Tutte domande a cui siamo certi che il singolo commentatore sia in grado di dare risposta, senza l’assistenza di un professionista?

[1] A testimoniare la crescente attenzione verso questo fenomeno possono richiamarsi recenti interventi di prassi e giurisprudenza comunitaria: Corte di Giustizia, sentenza 22 ottobre 2015, causa C-264/14; Risoluzione n. 72/E/2016; Interpello n.956-39 del 2018.

[2] Vale a dire i soggetti che svolgono attività di intermediazione nell’acquisto o vendita di criptovalute (c.d. exchange).

[3] Art. 67, co. 1, lett. c-ter “le plusvalenze, diverse da quelle di cui alle lettere c) e c-bis), realizzate mediante cessione a titolo oneroso ovvero rimborso di titoli non rappresentativi di merci, di certificati di massa, di valute estere, oggetto di cessione a termine o rinvenienti da depositi o conti correnti, di metalli preziosi, sempreché siano allo stato grezzo o monetato, e di quote di partecipazione ad organismi d’investimento collettivo. Agli effetti dell’applicazione della presente lettera si considera cessione a titolo oneroso anche il prelievo delle valute estere dal deposito o conto corrente”.

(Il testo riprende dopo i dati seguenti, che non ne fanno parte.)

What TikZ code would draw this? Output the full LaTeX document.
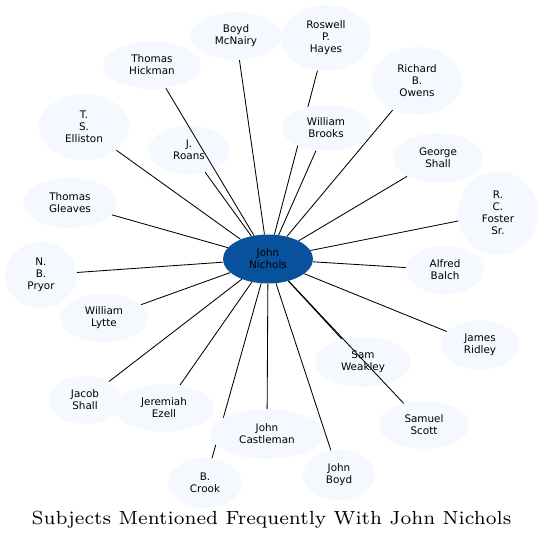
\documentclass[tikz,border=0pt]{standalone}
\usepackage{fontspec}
\newfontfamily\nodefont{DejaVu Sans}
\newfontfamily\titlefont[Extension=.otf]{lmroman7-regular}
\usetikzlibrary{shapes.geometric,backgrounds}
\definecolor{leaf}{HTML}{F5F9FF}
\definecolor{hub}{HTML}{08519C}
\tikzset{
  leafnode/.style={ellipse, fill=leaf, inner sep=0pt, align=center,
    font=\nodefont\fontsize{10.4}{12}\selectfont, text=black},
  hubnode/.style={leafnode, fill=hub, text=black},
  link/.style={draw=black, line width=0.85pt},
}
\newcommand{\leaf}[5]{\node[leafnode, minimum width=#3pt, minimum height=#4pt] (#1) at (#2) {#5};}
\begin{document}
\begin{tikzpicture}[x=1pt,y=-1pt]
\useasboundingbox (0,0) rectangle (544,544);
\node[hubnode, minimum width=90pt, minimum height=49pt] (jn) at (268,259) {John\\Nichols};
\leaf{bm}{236,36}{92}{48}{Boyd\\McNairy}
\leaf{rph}{326,38}{90}{66}{Roswell\\P.\\Hayes}
\leaf{wb}{326,128}{88}{46}{William\\Brooks}
\leaf{th}{152,65}{98}{48}{Thomas\\Hickman}
\leaf{tse}{84,127}{90}{66}{T.\\S.\\Elliston}
\leaf{jr}{189,150}{82}{48}{J.\\Roans}
\leaf{tg}{70,203}{94}{50}{Thomas\\Gleaves}
\leaf{nbp}{41,275}{72}{66}{N.\\B.\\Pryor}
\leaf{wl}{104,318}{88}{48}{William\\Lytte}
\leaf{js}{85,400}{74}{48}{Jacob\\Shall}
\leaf{je}{164,408}{100}{48}{Jeremiah\\Ezell}
\leaf{jc}{267,434}{114}{50}{John\\Castleman}
\leaf{bc}{205,483}{74}{50}{B.\\Crook}
\leaf{jb}{339,475}{72}{50}{John\\Boyd}
\leaf{ss}{424,425}{90}{48}{Samuel\\Scott}
\leaf{sw}{363,362}{96}{50}{Sam\\Weakley}
\leaf{jri}{480,345}{78}{50}{James\\Ridley}
\leaf{rbo}{417,81}{90}{68}{Richard\\B.\\Owens}
\leaf{gs}{438,158}{90}{50}{George\\Shall}
\leaf{rcf}{498,213}{80}{84}{R.\\C.\\Foster\\Sr.}
\leaf{ab}{445,270}{78}{48}{Alfred\\Balch}
\begin{pgfonlayer}{background}
\foreach \t in {bm,rph,wb,tse,jr,tg,nbp,wl,js,je,jc,bc,jb,sw,jri,rbo,gs,rcf,ab}
  \draw[link] (jn) -- (\t);
\end{pgfonlayer}
\draw[link] (jn) -- (th);
\draw[link] (jn) -- (ss);
\node[inner sep=0pt, anchor=base] (title) at (271.5,524.5) {\titlefont\fontsize{19}{22}\selectfont Subjects Mentioned Frequently With John Nichols};
\end{tikzpicture}
\end{document}
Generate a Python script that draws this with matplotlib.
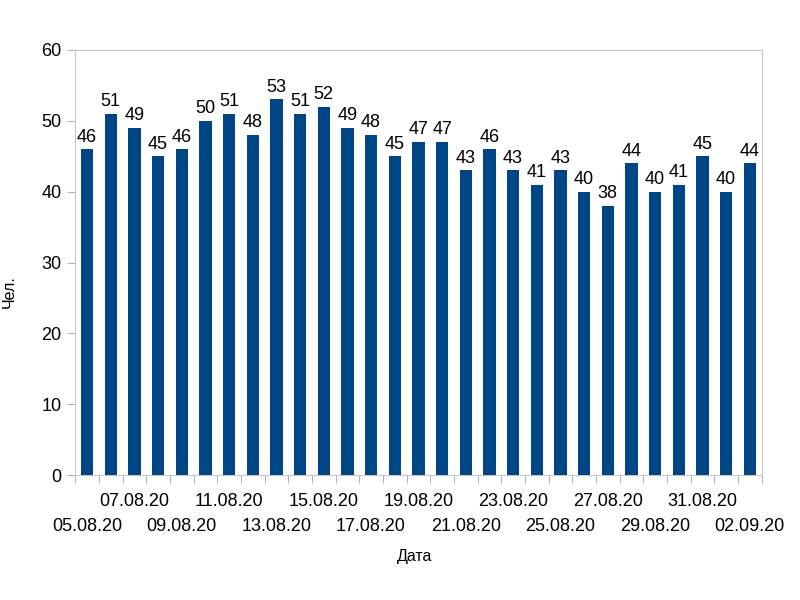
import matplotlib
matplotlib.use("Agg")
import numpy as np
import matplotlib.pyplot as plt

plt.rcParams['font.family'] = ['Liberation Sans', 'DejaVu Sans']

dates = ['05.08.20', '06.08.20', '07.08.20', '08.08.20', '09.08.20', '10.08.20',
         '11.08.20', '12.08.20', '13.08.20', '14.08.20', '15.08.20', '16.08.20',
         '17.08.20', '18.08.20', '19.08.20', '20.08.20', '21.08.20', '22.08.20',
         '23.08.20', '24.08.20', '25.08.20', '26.08.20', '27.08.20', '28.08.20',
         '29.08.20', '30.08.20', '31.08.20', '01.09.20', '02.09.20']
counts = [46, 51, 49, 45, 46, 50, 51, 48, 53, 51, 52, 49, 48, 45, 47, 47, 43, 46,
          43, 41, 43, 40, 38, 44, 40, 41, 45, 40, 44]

fig = plt.figure(figsize=(8, 6), dpi=100)
ax = fig.add_axes([0.094, 0.208, 0.858, 0.709])

x = np.arange(len(counts))
ax.bar(x, counts, width=0.52, color='#004586', zorder=3)
for xi, v in zip(x, counts):
    ax.text(xi, v + 0.5, str(v), ha='center', va='bottom', fontsize=13, color='#000000')

ax.set_xlim(-0.5, len(counts) - 0.5)
ax.set_ylim(0, 60)
ax.set_yticks(range(0, 61, 10))
ax.tick_params(axis='y', labelsize=13, length=6, color='#b3b3b3', pad=4)

# category boundary ticks
ax.set_xticks(np.arange(-0.5, len(counts), 1.0))
ax.tick_params(axis='x', which='major', length=6, color='#b3b3b3', labelbottom=False)
# labels, every other, staggered in two rows
for i in range(0, len(dates), 2):
    off = -31 if (i // 2) % 2 == 0 else -13
    ax.annotate(dates[i], (i, 0), xycoords=('data', 'axes fraction'),
                xytext=(0, off), textcoords='offset points',
                ha='center', va='top', fontsize=13)

for s in ['left', 'right', 'bottom', 'top']:
    ax.spines[s].set_color('#c8c8c8')

fig.text(9 / 800, 1 - 292 / 600, 'Чел.', rotation=90, ha='center', va='center', fontsize=11.5)
fig.text(415 / 800, 1 - 557 / 600, 'Дата', ha='center', va='center', fontsize=11.5)

fig.savefig('out.png', dpi=100)
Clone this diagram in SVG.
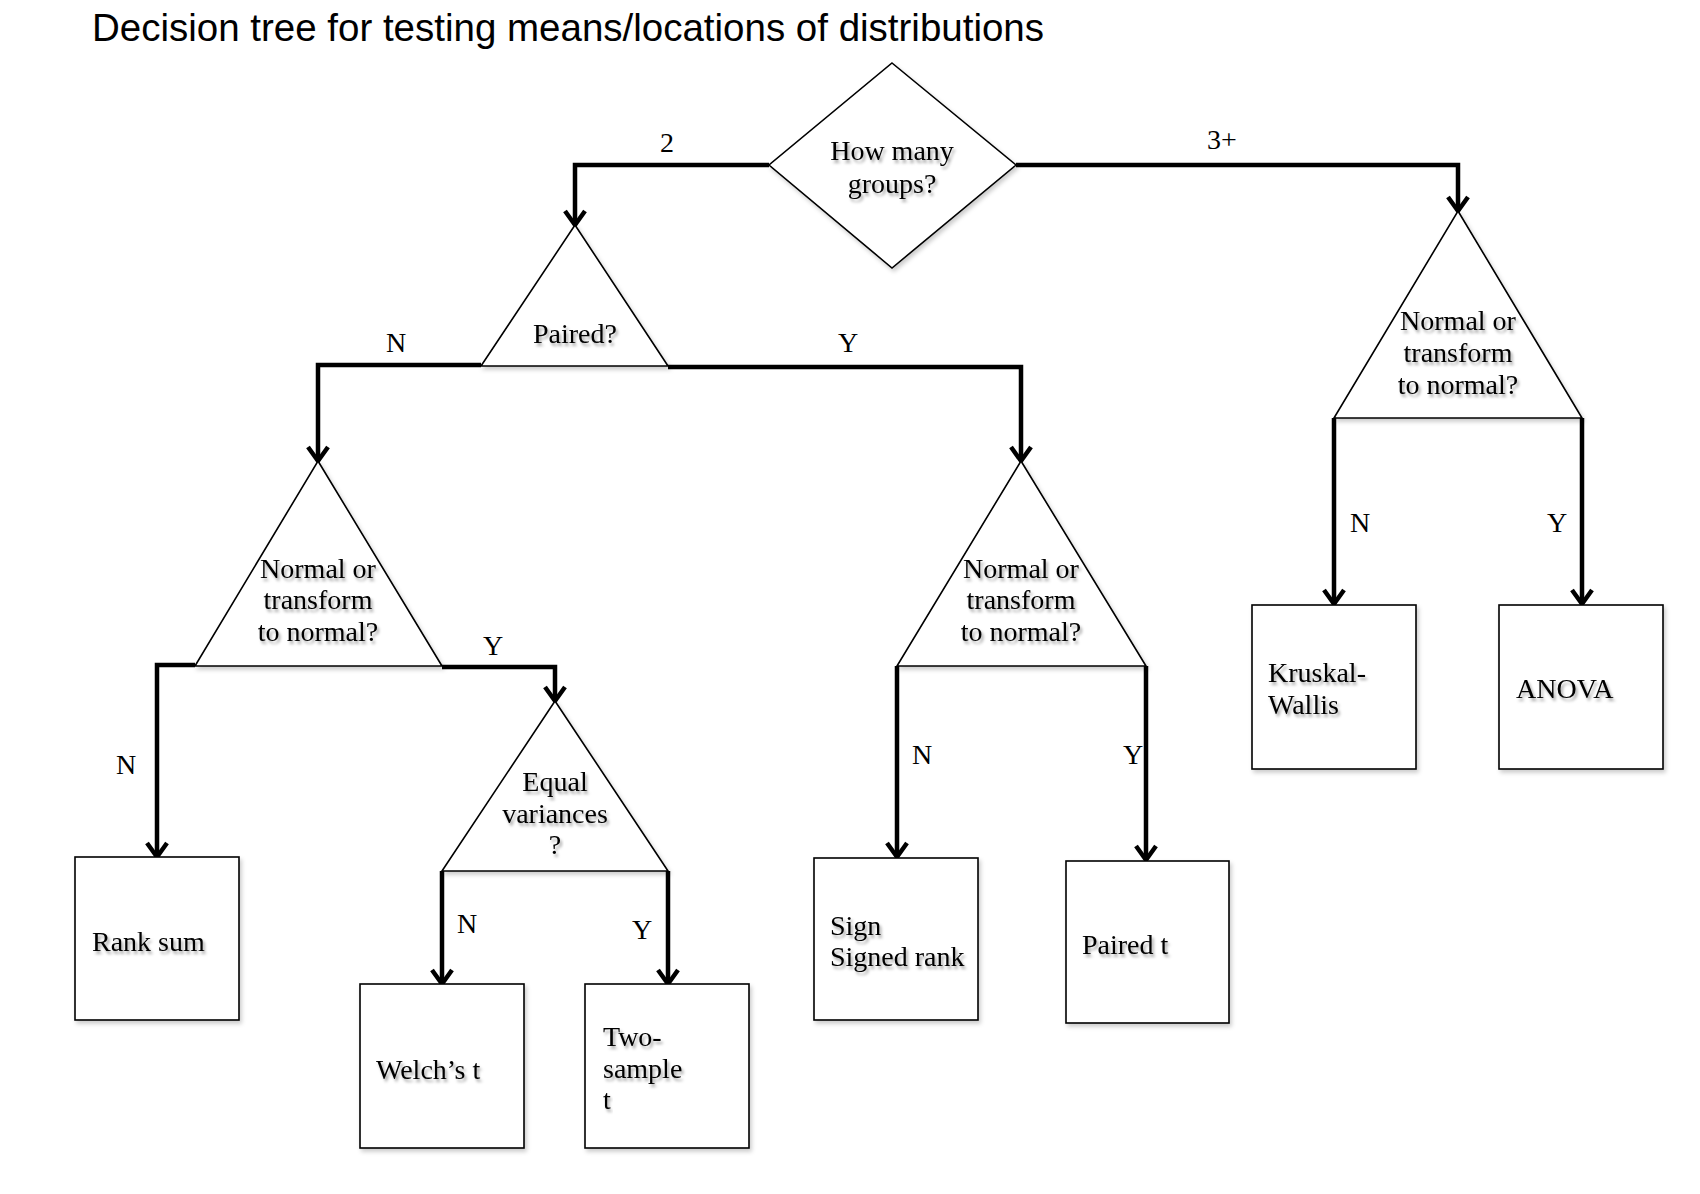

Art. 67, co. I-ter. “Le plusvalenze derivanti dalla cessione a titolo oneroso di valute estere rivenienti da depositi e conti correnti concorrono a formare il reddito a condizione che nel periodo d’imposta la giacenza dei depositi e conti correnti complessivamente intrattenuti dal contribuente, calcolata secondo il cambio vigente all’inizio del periodo di riferimento sia superiore a cento milioni di lire per almeno sette giorni lavorativi continui”.

[4] Soglia di giacenza pari ad euro 51.645,69, da calcolarsi avendo riguardo al valore di cambio vigente all’inizio del periodo d’imposta, come desumibile dalle piattaforme ufficiali (ammesso che ve ne siano…) sulle quali i bitcoin vengono negoziati.

[5] Per comprendere la portata innovativa del nuovo orientamento dell’Agenzia, si veda quanto affermato dalla menzionata sentenza della Corte di Giustizia europea C-264/14 del 2015, richiamata dal più recente provvedimento del Fisco, ove si stabilisce un’assimilazione sostanziale tra le monete virtuali e le monete tradizionali, ritendendo, conformemente a tale interpretazione, le plusvalenze derivanti dalla cessione di criptovalute, riconducibili nell’ambito di applicazione disciplinato dall’art. 67 del TUIR.

[6] L’operazione a termine si verifica quando la consegna e la vendita di valuta vengono perfezionate soltanto ad una data di valuta futura, mentre gli importi vengono definiti sulla base di un cambio fissato alla data dell’accordo. L’operazione a pronti si verifica quando lo scambio tra due valute si perfeziona contestualmente all’accordo, al tasso di cambio attuale.

[7] La ratio della interpretazione fornita dalla Risoluzione 72/E del 2016 si evince da quanto si legge nella relazione illustrativa al d.lgs n. 461/1997, che ha introdotto l’art. 67 nel Tuir, stabilendo che “Per le valute estere il criterio che si è prescelto è quello di assoggettare ad imposizione soltanto le plusvalenze derivanti dalla cessione a titolo oneroso delle valute di cui si sia acquisita ovvero mantenuta la disponibilità per finalità d’investimento. Dato che peraltro sarebbe risultato assai problematico accertare, volta per volta, quando la disponibilità di una determinata valuta sia stata acquisita o mantenuta per la predetta finalità, si è ritenuto preferibile introdurre una presunzione assoluta. In particolare, sulla base di tale presunzione la finalità d’investimento è ritenuta sussistente, ogniqualvolta le valute sono depositate su depositi o conti correnti ovvero hanno costituito oggetto di cessione a termine. Alla cessione a titolo oneroso della valuta è stato equiparato anche il prelievo dal conto corrente ovvero dal deposito. L’introduzione di tale equiparazione si è resa necessaria in quanto una volta che la valuta sia uscita dal conto corrente o dal deposito, non è più possibile stabilire se e quando essa è stata successivamente ceduta. Al fine comunque di evitare di attrarre a tassazione fattispecie non significative, con la disposizione aggiunta al comma 3 dell’art. 81, in attuazione della norma di delega che consente l’introduzione di franchigia, si è disposto che la tassazione delle cessioni di valute rivenienti da depositi o conti correnti si ha solo nel caso in cui la giacenza massima dei depositi intrattenuti dai contribuenti superi i 100 milioni per almeno sette giorni lavorativi continui”.